In late summer 2014, my client and another were accused of conspiring with each other and committing sexual assaults on a single complaining witness.  The events were alleged to have happened at a party at a local hotel.  As the investigation progressed six others were implicated in an alleged group sexual assault.

My client and his alleged co-conspirator had charges preferred in January 2016 and in April they were arraigned at a general court-martial.  We then experienced many delays because of funding issues until trial in February 2018.  Over the months, the six others had their allegations resolved at summary court-martial, nonjudicial punishment, and administrative separation—all for offenses collateral to the alleged sexual assaults.

As our investigation and preparation progressed we were able to develop what we believed to be a motive to fabricate a false allegation of sexual assault, for what psychologists call secondary gain (to police and lawyers that’s called motive).  The complaining witness was in trouble: she’d lied to command personnel about where she was going that day, and like the eight accused’s she violated various rules of alcohol and fraternization–she and others were about to undergo a surprise breathalyzer that night.  Her answer was to claim sexual assault for what we believed to be consensual group sex.

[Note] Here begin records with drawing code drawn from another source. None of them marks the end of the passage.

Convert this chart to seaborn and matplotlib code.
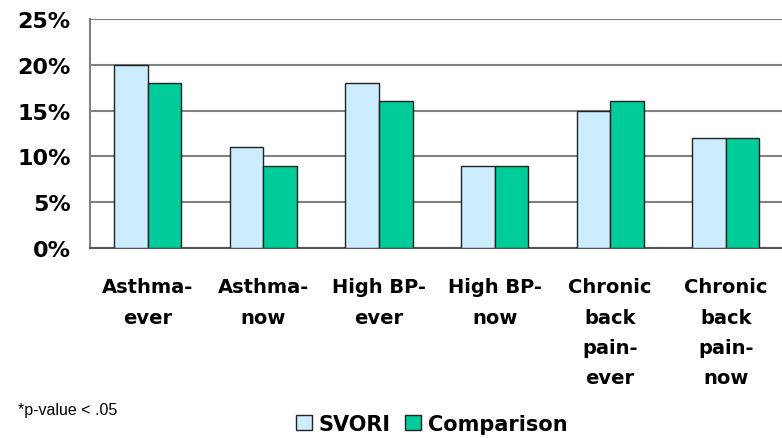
import matplotlib
matplotlib.use("Agg")
import matplotlib.pyplot as plt
import seaborn as sns
import pandas as pd
from matplotlib.patches import Patch
from matplotlib.ticker import FixedLocator, PercentFormatter

categories = ["Asthma-\never", "Asthma-\nnow", "High BP-\never", "High BP-\nnow",
              "Chronic\nback\npain-\never", "Chronic\nback\npain-\nnow"]
svori = [20, 11, 18, 9, 15, 12]
comparison = [18, 9, 16, 9, 16, 12]
series_names = ["SVORI", "Comparison"]
yticks = [0, 5, 10, 15, 20, 25]

rows = []
for c, v in zip(categories, svori):
    rows.append({"cat": c, "val": v, "grp": series_names[0]})
for c, v in zip(categories, comparison):
    rows.append({"cat": c, "val": v, "grp": series_names[1]})
df = pd.DataFrame(rows)

sns.set_theme(style="white")
plt.rcParams['font.family'] = ['DejaVu Sans']
plt.rcParams['text.color'] = 'black'

colors = {"SVORI": "#CCECFF", "Comparison": "#00CC99"}

fig = plt.figure(figsize=(7.82, 4.39), dpi=100)
ax = fig.add_axes([90/782, 1-249/439, 1-90/782+0.002, (249-20)/439])

sns.barplot(data=df, x="cat", y="val", hue="grp", palette=colors, ax=ax,
            width=0.58, edgecolor="#222222", linewidth=1.0, legend=False,
            zorder=3, errorbar=None, saturation=1)

ax.set_ylim(0, 25)
ax.set_xlim(-0.5, len(categories) - 0.5)
ax.set_yticks(yticks)
ax.yaxis.set_major_formatter(PercentFormatter(decimals=0))
ax.yaxis.grid(True, color="#808080", linewidth=1.5, zorder=0)
ax.set_axisbelow(True)
ax.set_xlabel("")
ax.set_ylabel("")

for s in ["right", "top"]:
    ax.spines[s].set_visible(False)
ax.spines["left"].set_color("#808080")
ax.spines["left"].set_linewidth(1.5)
ax.spines["bottom"].set_color("#555555")
ax.spines["bottom"].set_linewidth(1.5)

ax.tick_params(axis="y", which="major", length=7, width=1.5, color="#808080",
               direction="out", labelsize=16, pad=7, labelcolor="black")
for t in ax.get_yticklabels():
    t.set_fontweight("bold")

ax.set_xticks(range(len(categories)))
ax.set_xticklabels(categories, fontsize=14, fontweight="bold", linespacing=1.76)
ax.tick_params(axis="x", which="major", length=0, pad=21, labelcolor="black")
ax.xaxis.set_minor_locator(FixedLocator([i + 0.5 for i in range(-1, len(categories))]))
ax.tick_params(axis="x", which="minor", length=7, width=1.2, color="#555555", direction="out")

handles = [Patch(facecolor=colors[n], edgecolor="#222222", linewidth=1.0, label=n)
           for n in series_names]
leg = fig.legend(handles=handles, loc="center", bbox_to_anchor=(432/782, 1-425/439),
                 ncol=2, frameon=False, handlelength=0.75, handleheight=0.75,
                 handletextpad=0.35, columnspacing=0.7,
                 prop={"size": 15, "weight": "bold"})
for t in leg.get_texts():
    t.set_color("black")

fig.text(18/782, 1-411/439, "*p-value < .05", fontsize=11.5, va="center", ha="left",
         family="Liberation Sans", color="black")

fig.savefig("out.png", dpi=100)
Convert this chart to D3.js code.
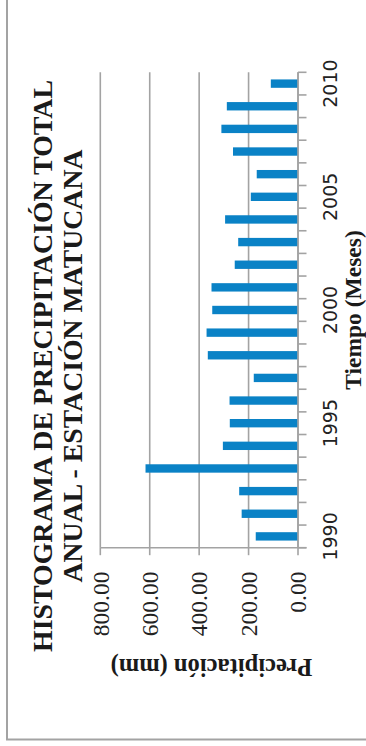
<!DOCTYPE html>
<html>
<head>
<meta charset="utf-8">
<script src="https://cdn.jsdelivr.net/npm/d3@7/dist/d3.min.js"></script>
<style>
  html, body { margin: 0; padding: 0; background: #fff; }
  svg { display: block; }
</style>
</head>
<body>
<script>
// Annual precipitation totals, Matucana station (mm)
const years = [1990, 1991, 1992, 1993, 1994, 1995, 1996, 1997, 1998, 1999,
               2000, 2001, 2002, 2003, 2004, 2005, 2006, 2007, 2008, 2009, 2010];
const precipitation = [171, 228, 238, 617, 304, 276, 277, 179, 365, 370,
                       347, 350, 256, 242, 295, 191, 167, 263, 310, 288, 110];
const valueTicks = [0, 200, 400, 600, 800];
const yearLabels = [1990, 1995, 2000, 2005, 2010];
const titleLines = ["HISTOGRAMA DE PRECIPITACIÓN TOTAL", "ANUAL - ESTACIÓN MATUCANA"];
const valueTitle = "Precipitación (mm)";
const timeTitle = "Tiempo (Meses)";

const W = 366, H = 746;
const plot = { left: 100.3, right: 298, top: 72.3, bottom: 547.7 };
const grey = "#a3a3a3";
const blue = "#0a82c6";
const serif = "'Liberation Serif', 'Times New Roman', serif";
const sans = "'DejaVu Sans', Verdana, sans-serif";

const svg = d3.select("body").append("svg")
  .attr("width", W).attr("height", H);

svg.append("rect").attr("width", W).attr("height", H).attr("fill", "#fff");

// chart area frame
svg.append("rect")
  .attr("x", 7).attr("y", -10)
  .attr("width", 380).attr("height", 749.5)
  .attr("fill", "none").attr("stroke", grey).attr("stroke-width", 2);

// value scale runs right-to-left, years run bottom-to-top
const x = d3.scaleLinear().domain([0, 800]).range([plot.right, plot.left]);
const y = d3.scaleBand()
  .domain(years.slice().reverse())
  .range([plot.top, plot.bottom])
  .paddingInner(0.63).paddingOuter(0.315);
const yb = d3.scaleBand()
  .domain(years.slice().reverse())
  .range([plot.top, plot.bottom]);

// gridlines
svg.append("g").selectAll("line")
  .data(valueTicks)
  .join("line")
  .attr("x1", d => x(d)).attr("x2", d => x(d))
  .attr("y1", plot.top).attr("y2", plot.bottom)
  .attr("stroke", grey).attr("stroke-width", 1.6);

// bars
svg.append("g").selectAll("rect")
  .data(years.map((yr, i) => ({ yr, v: precipitation[i] })))
  .join("rect")
  .attr("x", d => x(d.v))
  .attr("width", d => x(0) - x(d.v))
  .attr("y", d => y(d.yr))
  .attr("height", y.bandwidth())
  .attr("fill", blue);

// year axis (ticks at band boundaries)
const bounds = years.slice().reverse().map(d => yb(d)).concat([plot.bottom]);
svg.append("line")
  .attr("x1", plot.right).attr("x2", plot.right)
  .attr("y1", plot.top).attr("y2", plot.bottom)
  .attr("stroke", grey).attr("stroke-width", 1.6);
svg.append("g").selectAll("line")
  .data(bounds)
  .join("line")
  .attr("x1", plot.right).attr("x2", plot.right + 8.5)
  .attr("y1", d => d).attr("y2", d => d)
  .attr("stroke", grey).attr("stroke-width", 1.6);

svg.append("g").selectAll("text")
  .data(yearLabels)
  .join("text")
  .attr("transform", d => `translate(336.7, ${yb(d) + yb.bandwidth() / 2}) rotate(-90)`)
  .attr("text-anchor", "middle")
  .attr("font-family", sans)
  .attr("font-size", 19)
  .attr("fill", "#222")
  .text(d => d);

// value axis
svg.append("line")
  .attr("x1", plot.left).attr("x2", plot.right + 8.5)
  .attr("y1", plot.bottom).attr("y2", plot.bottom)
  .attr("stroke", grey).attr("stroke-width", 1.6);
svg.append("g").selectAll("line")
  .data(valueTicks)
  .join("line")
  .attr("x1", d => x(d)).attr("x2", d => x(d))
  .attr("y1", plot.bottom).attr("y2", plot.bottom + 7.5)
  .attr("stroke", grey).attr("stroke-width", 1.6);

svg.append("g").selectAll("text")
  .data(valueTicks)
  .join("text")
  .attr("transform", d => `translate(${x(d) + 8.3}, 571.5) rotate(-90)`)
  .attr("text-anchor", "end")
  .attr("font-family", serif)
  .attr("font-size", 23.5)
  .attr("fill", "#222")
  .text(d => d3.format(".2f")(d));

// title, two lines reading upward
const titleLen = [572, 433];
svg.append("g").selectAll("text")
  .data(titleLines)
  .join("text")
  .attr("transform", (d, i) => `translate(${51.7 + i * 30}, 366) rotate(-90)`)
  .attr("text-anchor", "middle")
  .attr("font-family", serif)
  .attr("font-weight", "bold")
  .attr("font-size", 27.5)
  .attr("textLength", (d, i) => titleLen[i])
  .attr("lengthAdjust", "spacingAndGlyphs")
  .attr("fill", "#1a1a1a")
  .text(d => d);

// value axis title (turned upside down)
svg.append("text")
  .attr("transform", "translate(211.5, 659.3) rotate(180)")
  .attr("text-anchor", "middle")
  .attr("font-family", serif)
  .attr("font-weight", "bold")
  .attr("font-size", 24.5)
  .attr("fill", "#1a1a1a")
  .text(valueTitle);

// time axis title
svg.append("text")
  .attr("transform", "translate(360.5, 310) rotate(-90)")
  .attr("text-anchor", "middle")
  .attr("font-family", serif)
  .attr("font-weight", "bold")
  .attr("font-size", 23.5)
  .attr("fill", "#1a1a1a")
  .text(timeTitle);
</script>
</body>
</html>
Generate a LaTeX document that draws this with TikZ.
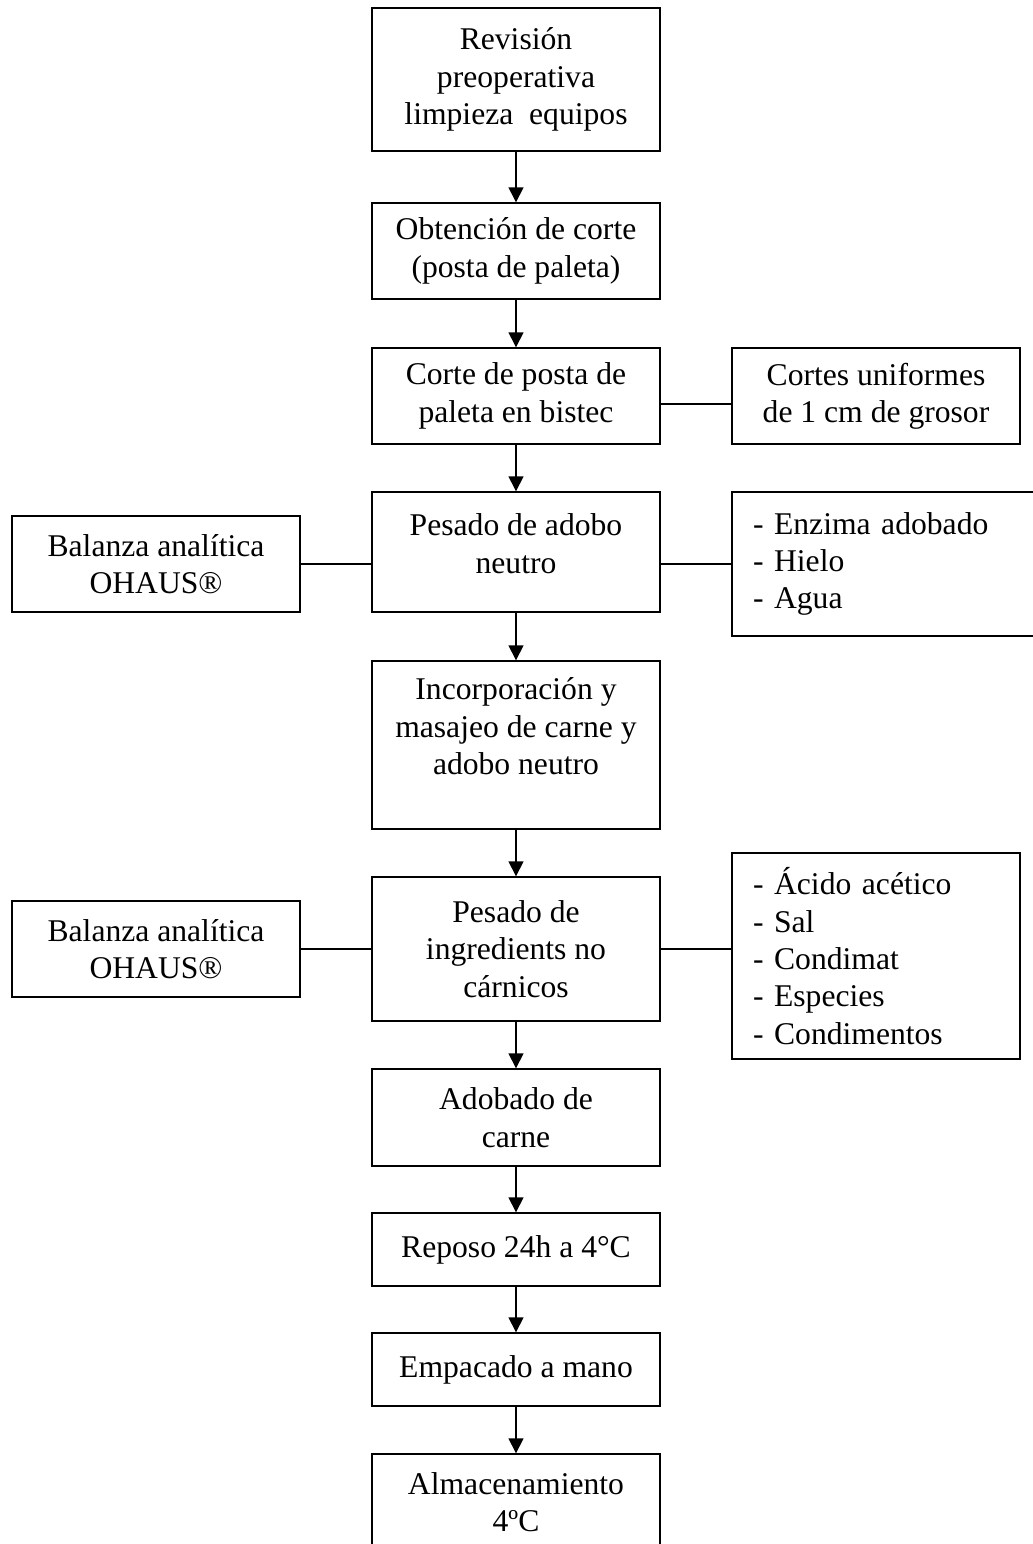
\documentclass[tikz,border=0pt]{standalone}
\usepackage{fontspec}
\setmainfont{Liberation Serif}
\usetikzlibrary{arrows.meta}
\begin{document}
\begin{tikzpicture}[x=0.02cm,y=-0.02cm,line width=0.8pt,
    caja/.style={draw,minimum width=5.76cm,align=center,font=\fontsize{18}{21.3}\selectfont},
    lista/.style={caja,align=left,inner xsep=0.42cm},
    flecha/.style={-{Triangle[length=0.3cm,width=0.3cm]}}]
\useasboundingbox (0,0) rectangle (1033,1544);

% proceso principal
\node[caja,minimum height=2.86cm] (revision) at (516,79.5) {Revisión\\preoperativa\\limpieza~ equipos};
\node[caja,minimum height=1.92cm] (obtencion) at (516,251) {Obtención de corte\\(posta de paleta)};
\node[caja,minimum height=1.92cm] (corte) at (516,396) {Corte de posta de\\paleta en bistec};
\node[caja,minimum height=2.4cm] (pesadoA) at (516,552) {Pesado de adobo\\neutro\\[-0.55\baselineskip]\mbox{}};
\node[caja,minimum height=3.36cm] (incorp) at (516,745) {Incorporación y\\masajeo de carne y\\adobo neutro\\ \mbox{}};
\node[caja,minimum height=2.88cm] (pesadoI) at (516,949) {Pesado de\\ingredients no\\cárnicos};
\node[caja,minimum height=1.94cm] (adobado) at (516,1117.5) {Adobado de\\carne};
\node[caja,minimum height=1.46cm] (reposo) at (516,1249.5) {Reposo 24h a 4°C};
\node[caja,minimum height=1.46cm] (empacado) at (516,1369.5) {Empacado a mano};
\node[caja,minimum height=1.92cm] (almacen) at (516,1502) {Almacenamiento\\4ºC};

% cajas laterales
\node[caja,minimum height=1.92cm] (cortes) at (876,396) {Cortes uniformes\\de 1 cm de grosor};
\node[caja,minimum height=1.92cm] (balanzaA) at (156,564) {Balanza analítica\\OHAUS®};
\node[lista,text width=5.4cm,minimum height=2.88cm] (listaA) at (888,564) {- Enzima adobado\\- Hielo\\- Agua};
\node[caja,minimum height=1.92cm] (balanzaI) at (156,949) {Balanza analítica\\OHAUS®};
\node[lista,text width=4.92cm,minimum height=4.12cm] (listaI) at (876,956) {- Ácido acético\\- Sal\\- Condimat\\- Especies\\- Condimentos};

\foreach \a/\b in {revision/obtencion,obtencion/corte,corte/pesadoA,pesadoA/incorp,
    incorp/pesadoI,pesadoI/adobado,adobado/reposo,reposo/empacado,empacado/almacen}
  \draw[flecha] (\a.south) -- (\b.north);

\draw ([yshift=-0.16cm]corte.east) -- ([yshift=-0.16cm]cortes.west);
\draw (balanzaA.east) -- (balanzaA.east -| pesadoA.west);
\draw (pesadoA.east |- listaA.west) -- (listaA.west);
\draw (balanzaI.east) -- (pesadoI.west);
\draw (pesadoI.east) -- (pesadoI.east -| listaI.west);
\end{tikzpicture}
\end{document}
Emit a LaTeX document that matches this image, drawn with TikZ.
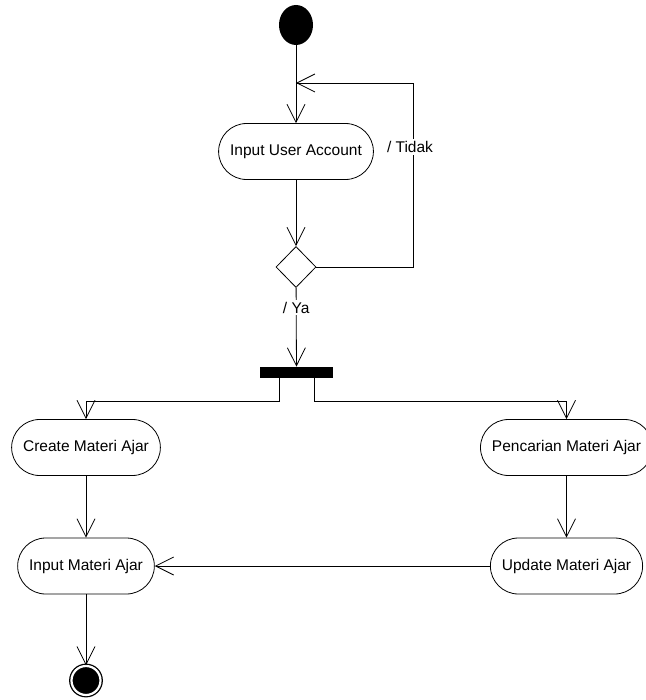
\documentclass[tikz,border=0pt]{standalone}
\usepackage{fontspec}
\setmainfont{Liberation Sans}
\usetikzlibrary{arrows.meta,shapes.geometric}
\tikzset{
	activity/.style={draw, rectangle, rounded corners=28pt, minimum height=56pt,
		inner xsep=11.5pt, font=\fontsize{15.5pt}{18pt}\selectfont},
	flow/.style={-{Straight Barb[length=18pt,width=18pt]}},
	guard/.style={fill=white, inner sep=2pt, font=\fontsize{15.5pt}{18pt}\selectfont},
}
\begin{document}
\begin{tikzpicture}[x=1pt, y=-1pt, line width=0.8pt]
				\useasboundingbox (0,0) rectangle (645,700);
				% start, login and check
				\node[ellipse, fill=black, minimum width=34pt, minimum height=40pt, inner sep=0pt] (start) at (296,25) {};
				\node[activity] (account) at (296,151.5) {Input User Account};
				\node[diamond, draw, fill=white, minimum width=40pt, minimum height=41pt, inner sep=0pt] (check) at (296,267) {};
				\coordinate (loopcorner) at (413,83);
				\coordinate (loopback) at (296,83);
				\draw[flow] (start) -- (account);
				\draw[flow] (account) -- (check);
				\draw[flow] (check.east) -| (loopcorner) -- (loopback);
				\node[guard] (tidak) at (410,147) {/ Tidak};
				% fork
				\node[rectangle, fill=black, minimum width=73pt, minimum height=11pt, inner sep=0pt] (fork) at (296.5,372.5) {};
				\draw[flow] (check) -- node[guard, pos=0.25] (ya) {/ Ya} (fork);
				% left and right branch
				\node[activity] (create) at (86,447.5) {Create Materi Ajar};
				\node[activity] (cari) at (566.5,447.5) {Pencarian Materi Ajar};
				\node[activity] (inmateri) at (86,566) {Input Materi Ajar};
				\node[activity] (update) at (566.5,566) {Update Materi Ajar};
				\draw[flow] ([xshift=-17.5pt]fork.south) -- ++(0,23) -| (create.north);
				\draw[flow] ([xshift=17.5pt]fork.south) -- ++(0,23) -| (cari.north);
				\draw[flow] (create) -- (inmateri);
				\draw[flow] (cari) -- (update);
				\draw[flow] (update) -- (inmateri);
				% end
				\node[circle, draw, fill=black, line width=1.3pt, double=white, double distance=2.2pt,
					minimum size=29pt, inner sep=0pt] (finish) at (86,680.5) {};
				\draw[flow] (inmateri) -- (finish);
			\end{tikzpicture}
\end{document}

Text messages, photos, and video often plays a part in military sexual assault cases.  Therefore, it’s important to get all that evidence as soon as possible.  Keep in mind that law enforcement and prosecutors often cherry-pick their way through this potential evidence for what helps a prosecution.  In our investigation, we found documentary evidence, independent witnesses, a few texts not gathered by law enforcement, and video of the relevant times at the hotel (I give law enforcement credit here that they got all the hotel video available).  We found video and a couple of text messages that helped support our theory.   While not a smoking gun, we were able to find independent evidence to circumstantially show the complaining witness was flirting with the client prior to the alleged events and video of her checking out of the hotel shortly after the alleged events.  Using the checking out video-clips we believed we had a good argument to show she was not drunk and was friendly with the alleged co-conspirator, and that she was not in any distress from an assault or being drunk.

As the six other cases were being processed those accused became available as potential witnesses for us—and they were able to fill in some gaps and also give further evidence to support our theory of consensual sexual activity followed by a false complaint.

Bottom line, the client ended up pleading guilty to violating the no alcohol order, lying to investigators (when he denied drinking and having sex), having a ménage à trois (sexual conduct by having sex in the presence of another), and an assault and battery.

The client was sentenced to a bad conduct discharge and four months confinement—42 months after the alleged offenses and through most of his enlistment.

The alleged co-conspirator will be tried soon, and it is anticipated he will be found guilty of the orders offense and obstructing justice only.